Prime Minister Ismail Sabri Yaakob’s ruling Barisan coalition and another bloc led by former premier Muhyiddin Yassin are other leading contenders. Muhyiddin’s alliance was a junior partner in Ismail’s coalition government, and the two could come together again to block Anwar.
Without a clear winner, political uncertainty could persist as Malaysia faces slowing economic growth and rising inflation.
It has had three prime ministers in as many years, including 97-year-old Mahathir Mohamed, who ruled Malaysia for more than two decades during two stints in power, and has roused himself for one last fight, though he is not considered a leading contender.
If Anwar clinches the top job, it would cap a remarkable journey for a politician who in 25 years has gone from heir apparent to the premiership to a political prisoner to the country’s leading opposition figure.
“Right now, I think things are looking good and we are cautiously confident,” Anwar told reporters after casting his vote in the state of Penang.
Ismail said his coalition was targeting a simple majority, but would be open to working with others if it failed to do so.
Malaysia’s 21.1 million eligible voters, including 6 million new ones, will choose 222 lawmakers for the lower house of Parliament.

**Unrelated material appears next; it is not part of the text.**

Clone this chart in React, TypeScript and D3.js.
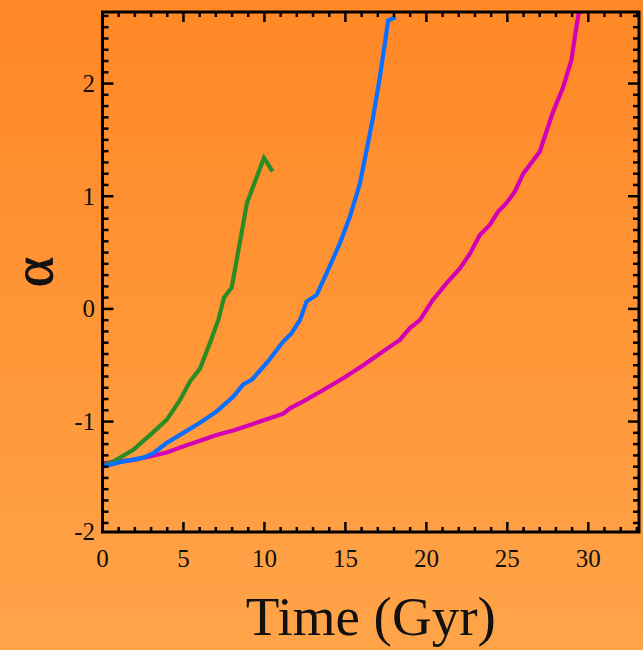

The race was fluid, with opinion polls showing significant numbers of undecided voters in the days before the vote.
Voter turnout in the previous election was one of the highest at 82 percent, but given the bigger pool of voters in this poll, Saturday’s turnout had already surpassed the prior election by nearly 2 million voters.
Higher turnouts typically tend to favor the opposition.
The top issues are the economy, along with corruption as several leaders from the incumbent Barisan Nasional coalition face graft accusations. Malaysians are also frustrated with the political instability, seen as hampering development efforts.
“I hope there’s a change in the government,” Ismat Abdul Rauf, a 64-year-old retiree, told Reuters. “There are many issues that need to be addressed — the economy, the wealth of the country, the people who did wrongdoing who are not being prosecuted.”
Anwar’s bloc is multiethnic, while the other two prioritize the interests of the ethnic-Malay Muslim majority. Muhyiddin’s bloc includes an Islamist party that has touted Shariah law.
Independent pollster Merdeka Center forecast on Friday that Anwar’s reformist Pakatan Harapan coalition would take 82 seats and Muhyiddin’s Perikatan Nasional alliance 34, with 45 too close to call.
The Barisan Nasional coalition of Prime Minister Ismail, who called the early election hoping to win a stronger mandate, was on course for 15 seats, Merdeka said, though other surveys predict it could secure up to 51 seats.
Anwar was the top choice for prime minister at 33 percent, followed by Muhyiddin at 26 percent and Ismail at 17 percent in the Merdeka survey.